**To be done:**
Extract from the listing each line in which the word "image" appears.

**Material supplied:**
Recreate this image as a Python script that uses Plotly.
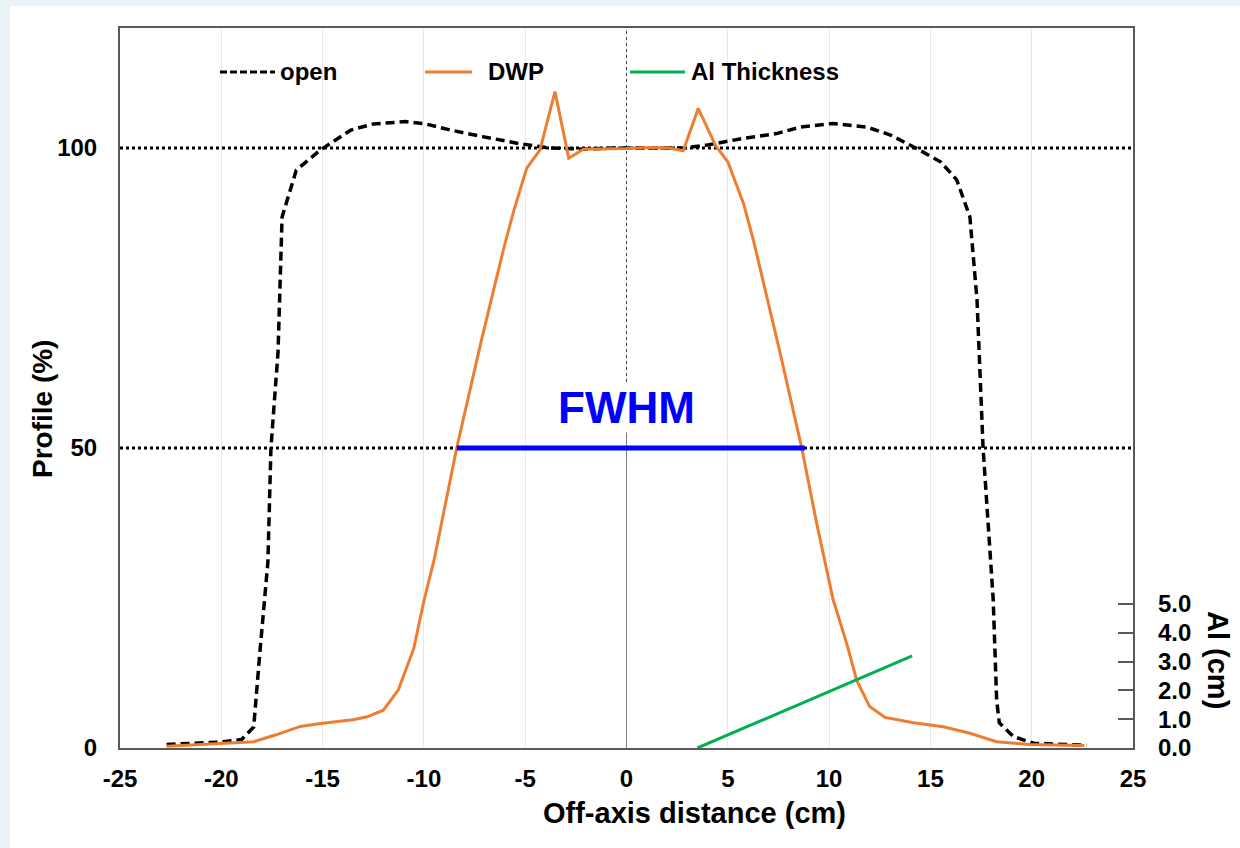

---

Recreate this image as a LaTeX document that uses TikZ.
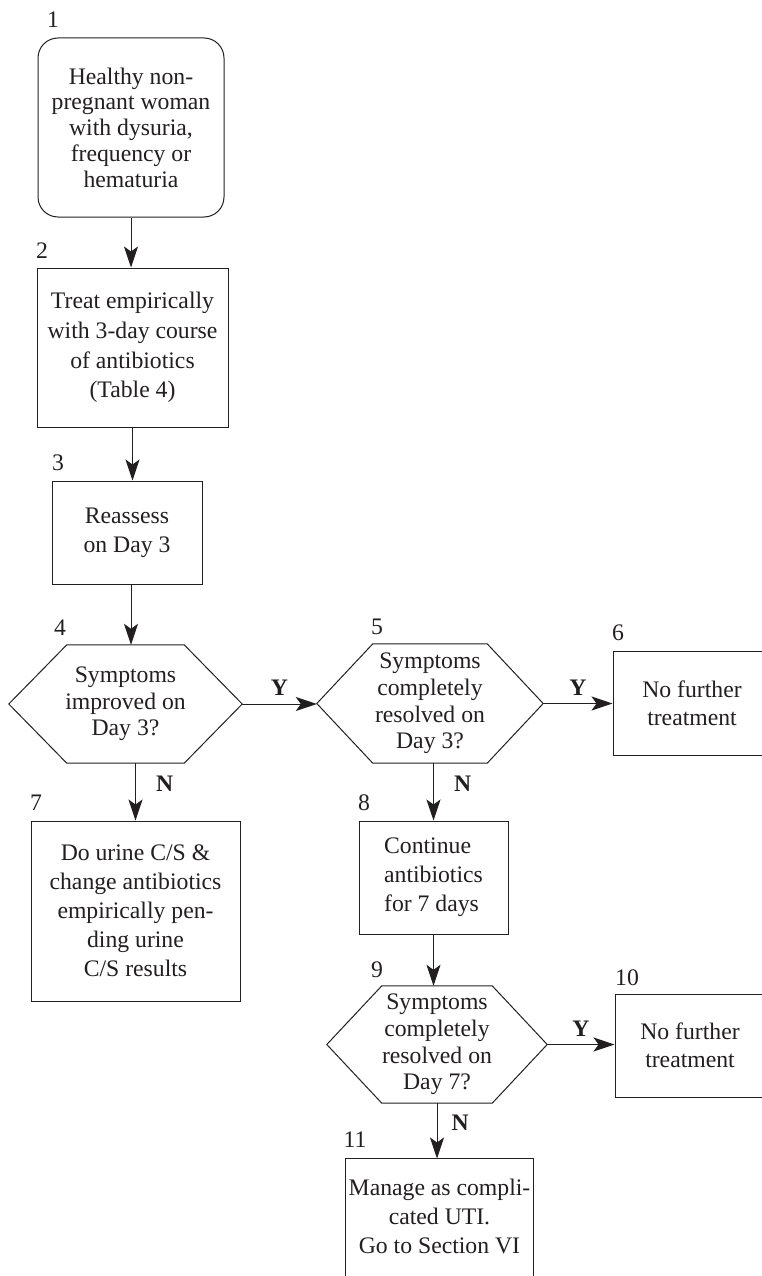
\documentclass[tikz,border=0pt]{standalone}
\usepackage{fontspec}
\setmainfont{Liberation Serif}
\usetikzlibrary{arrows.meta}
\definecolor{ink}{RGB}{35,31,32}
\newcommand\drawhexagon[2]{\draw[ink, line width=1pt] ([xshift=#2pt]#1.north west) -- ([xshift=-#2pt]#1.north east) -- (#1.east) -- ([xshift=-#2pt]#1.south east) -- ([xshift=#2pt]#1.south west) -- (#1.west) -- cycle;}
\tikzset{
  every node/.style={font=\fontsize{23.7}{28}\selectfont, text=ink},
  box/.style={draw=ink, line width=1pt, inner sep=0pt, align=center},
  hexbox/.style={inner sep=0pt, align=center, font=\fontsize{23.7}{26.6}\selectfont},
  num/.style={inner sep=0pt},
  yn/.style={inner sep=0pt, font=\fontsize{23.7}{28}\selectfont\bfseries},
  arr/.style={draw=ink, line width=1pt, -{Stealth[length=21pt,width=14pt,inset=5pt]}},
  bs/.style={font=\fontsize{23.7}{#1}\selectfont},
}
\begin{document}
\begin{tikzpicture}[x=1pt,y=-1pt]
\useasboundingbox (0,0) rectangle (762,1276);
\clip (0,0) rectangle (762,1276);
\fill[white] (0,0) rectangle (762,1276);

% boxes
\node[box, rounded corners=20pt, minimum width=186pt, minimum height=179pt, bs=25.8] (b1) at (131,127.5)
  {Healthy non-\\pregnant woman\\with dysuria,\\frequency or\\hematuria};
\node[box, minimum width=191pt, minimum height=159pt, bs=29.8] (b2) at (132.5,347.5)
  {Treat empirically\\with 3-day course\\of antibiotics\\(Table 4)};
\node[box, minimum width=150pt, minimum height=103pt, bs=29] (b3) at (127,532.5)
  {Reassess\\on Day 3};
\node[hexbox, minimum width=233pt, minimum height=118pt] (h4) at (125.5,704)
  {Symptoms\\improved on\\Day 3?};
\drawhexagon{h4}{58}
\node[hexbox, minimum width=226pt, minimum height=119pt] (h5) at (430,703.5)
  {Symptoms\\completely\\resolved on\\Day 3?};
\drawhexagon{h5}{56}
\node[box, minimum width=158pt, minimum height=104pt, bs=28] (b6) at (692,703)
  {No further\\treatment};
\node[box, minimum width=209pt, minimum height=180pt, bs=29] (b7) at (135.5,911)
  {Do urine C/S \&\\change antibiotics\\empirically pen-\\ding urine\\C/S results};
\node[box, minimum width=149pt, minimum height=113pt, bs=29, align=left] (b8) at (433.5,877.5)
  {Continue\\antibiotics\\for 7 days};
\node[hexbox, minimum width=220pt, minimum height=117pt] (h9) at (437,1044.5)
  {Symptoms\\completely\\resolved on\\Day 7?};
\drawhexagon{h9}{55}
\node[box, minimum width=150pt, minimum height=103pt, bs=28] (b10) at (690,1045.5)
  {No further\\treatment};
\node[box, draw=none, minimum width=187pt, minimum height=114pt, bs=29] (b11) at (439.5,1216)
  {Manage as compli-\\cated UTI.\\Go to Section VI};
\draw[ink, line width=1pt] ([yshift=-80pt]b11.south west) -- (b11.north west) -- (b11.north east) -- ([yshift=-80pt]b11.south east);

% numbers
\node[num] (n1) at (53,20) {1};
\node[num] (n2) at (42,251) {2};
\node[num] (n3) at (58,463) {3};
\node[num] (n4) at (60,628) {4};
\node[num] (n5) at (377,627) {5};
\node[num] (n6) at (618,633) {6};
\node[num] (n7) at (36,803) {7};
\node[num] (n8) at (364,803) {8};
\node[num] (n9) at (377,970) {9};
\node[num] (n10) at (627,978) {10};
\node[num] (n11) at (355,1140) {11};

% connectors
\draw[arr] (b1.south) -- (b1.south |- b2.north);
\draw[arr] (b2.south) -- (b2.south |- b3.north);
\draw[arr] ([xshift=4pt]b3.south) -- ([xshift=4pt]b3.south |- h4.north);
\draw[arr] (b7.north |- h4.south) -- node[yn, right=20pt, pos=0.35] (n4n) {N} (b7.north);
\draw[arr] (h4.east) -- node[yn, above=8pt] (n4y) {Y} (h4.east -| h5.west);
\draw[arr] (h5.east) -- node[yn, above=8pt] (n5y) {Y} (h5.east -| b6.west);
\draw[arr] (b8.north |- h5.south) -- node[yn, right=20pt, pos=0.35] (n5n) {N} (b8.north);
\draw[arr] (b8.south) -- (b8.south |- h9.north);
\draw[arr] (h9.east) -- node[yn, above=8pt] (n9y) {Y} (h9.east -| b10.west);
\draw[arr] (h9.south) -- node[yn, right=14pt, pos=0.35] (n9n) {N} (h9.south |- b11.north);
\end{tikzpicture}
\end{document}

...

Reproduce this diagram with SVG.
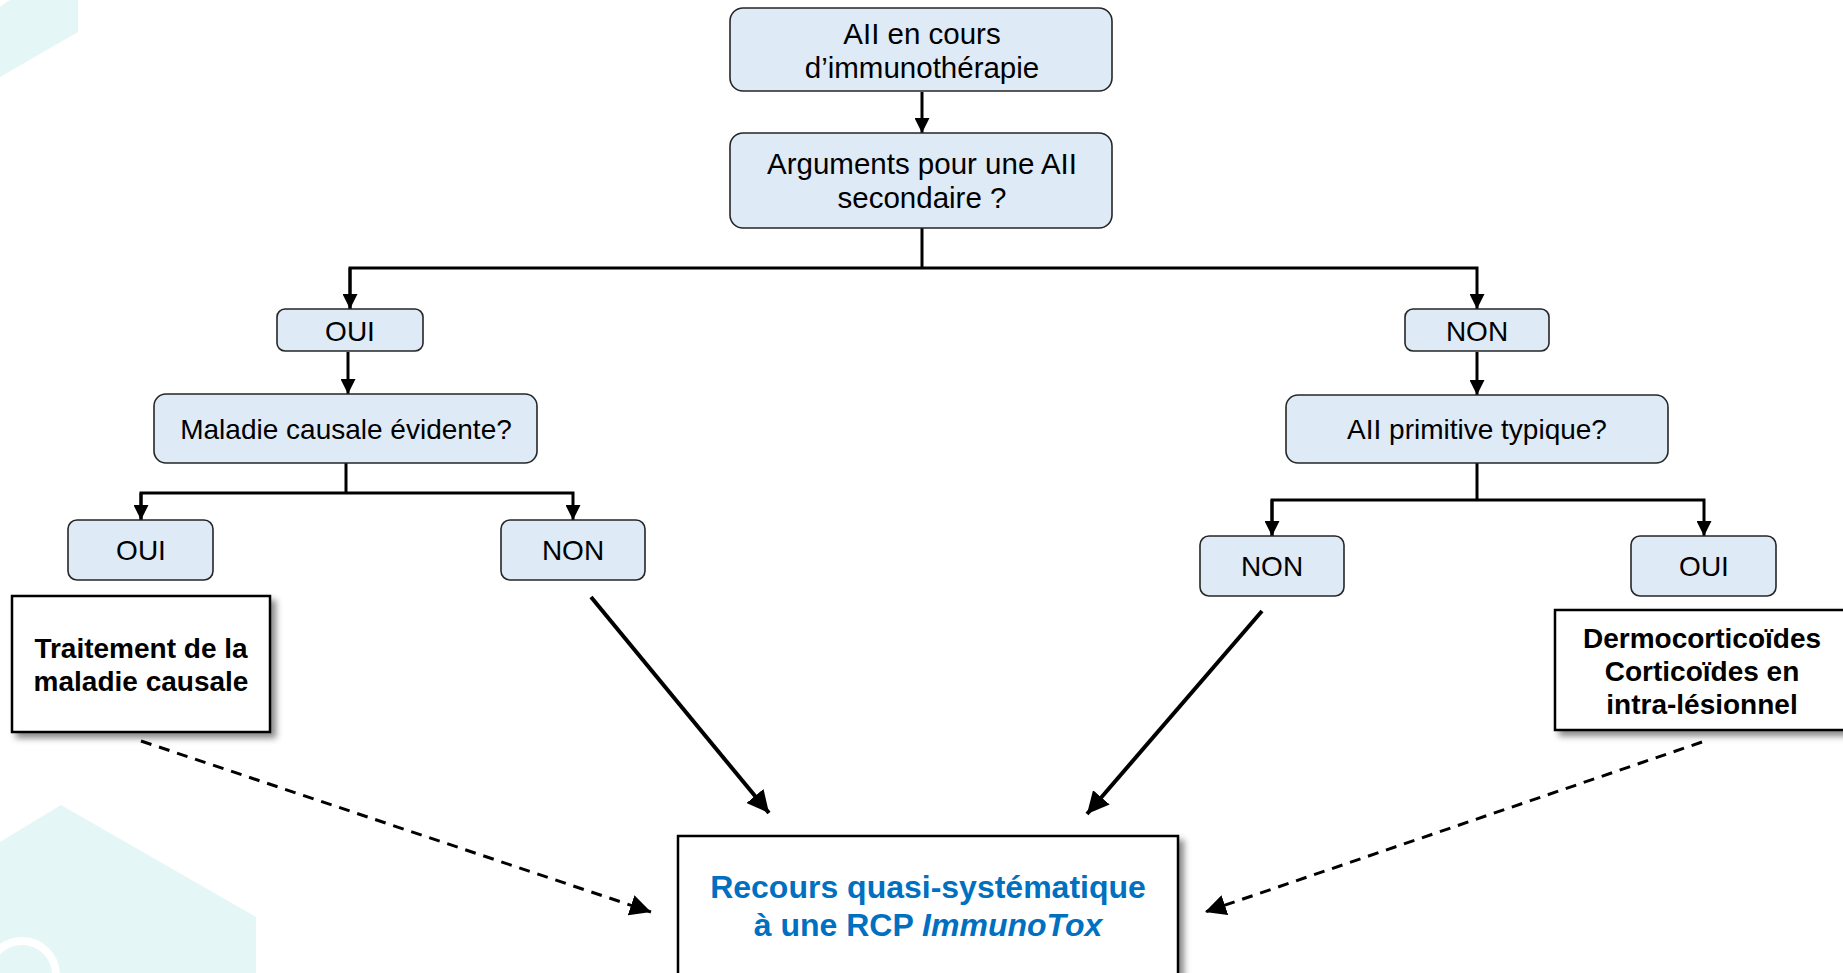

**Result:**
Recreate this image as a Python script that uses Plotly.
Recreate this image as a LaTeX document that uses TikZ.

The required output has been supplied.